Target: ₹84

CMP: ₹78.85

SAIL’s Q1FY23 profitability was higher than our estimates. Its sales grew 16 per cent year-on-year to ₹24,000 crore, led by higher realisations even as sales volumes fell 5 per cent year-on-year to 3.15 million tonnes (lower than expected). SAIL witnessed sharper fall in volumes due to imposition of export duty in May compared to its peers. Its EBITDA stood at ₹2,300 crore (-63 per cent year-on-year, -47 per cent quarter-on-quarter). EBITDA/tonne fell 21 per cent quarter-on-quarter, mainly led by sharp rise in prices of coking coal.

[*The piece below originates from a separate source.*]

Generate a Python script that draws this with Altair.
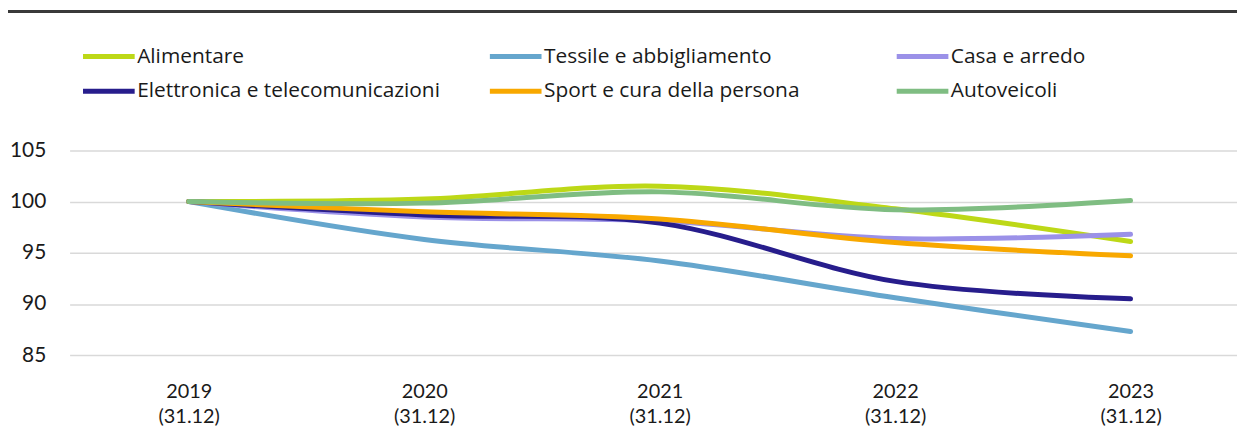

Working capital was higher by ₹8,000 crore, but it is expected to come down due to fall in coking coal prices. The company expects coking coal prices to be far lower in Q2FY23 compared to Q1FY23, although realisation of steel may fall too.

SAIL’s Q1FY23 blended realisation stood at ₹66,000/tonne, while by June the realisation had fallen to ₹57,000/tonne. The raw material cost increased 4 per cent quarter-on-quarter in Q1FY23 to ₹36,455/tonne, led by increase in coking coal prices. However, there was a sharp rise in employee’s costs which jumped to ₹9,571/tonne. EBITDA fell 21 per cent quarter-on-quarter to ₹7,304/tonne. SAIL targets to restrict employee costs to be about ₹12,000 crore in FY23. The company does not anticipate much increase in employee costs, as retirees are getting replaced with young employees with lower salary base.

The government imposition of hefty export duties on steel will lead to decline in realisations for steel companies which have been resorting to exports in the last few years. Also, weak domestic demand in the near term will further lead to fall in steel prices in the domestic markets. SAIL exports nearly 10 per cent of its steel. Hence, we expect fall in profitability of steel companies in FY23. Lower profitability is likely to slow down the deleveraging process for large steel companies.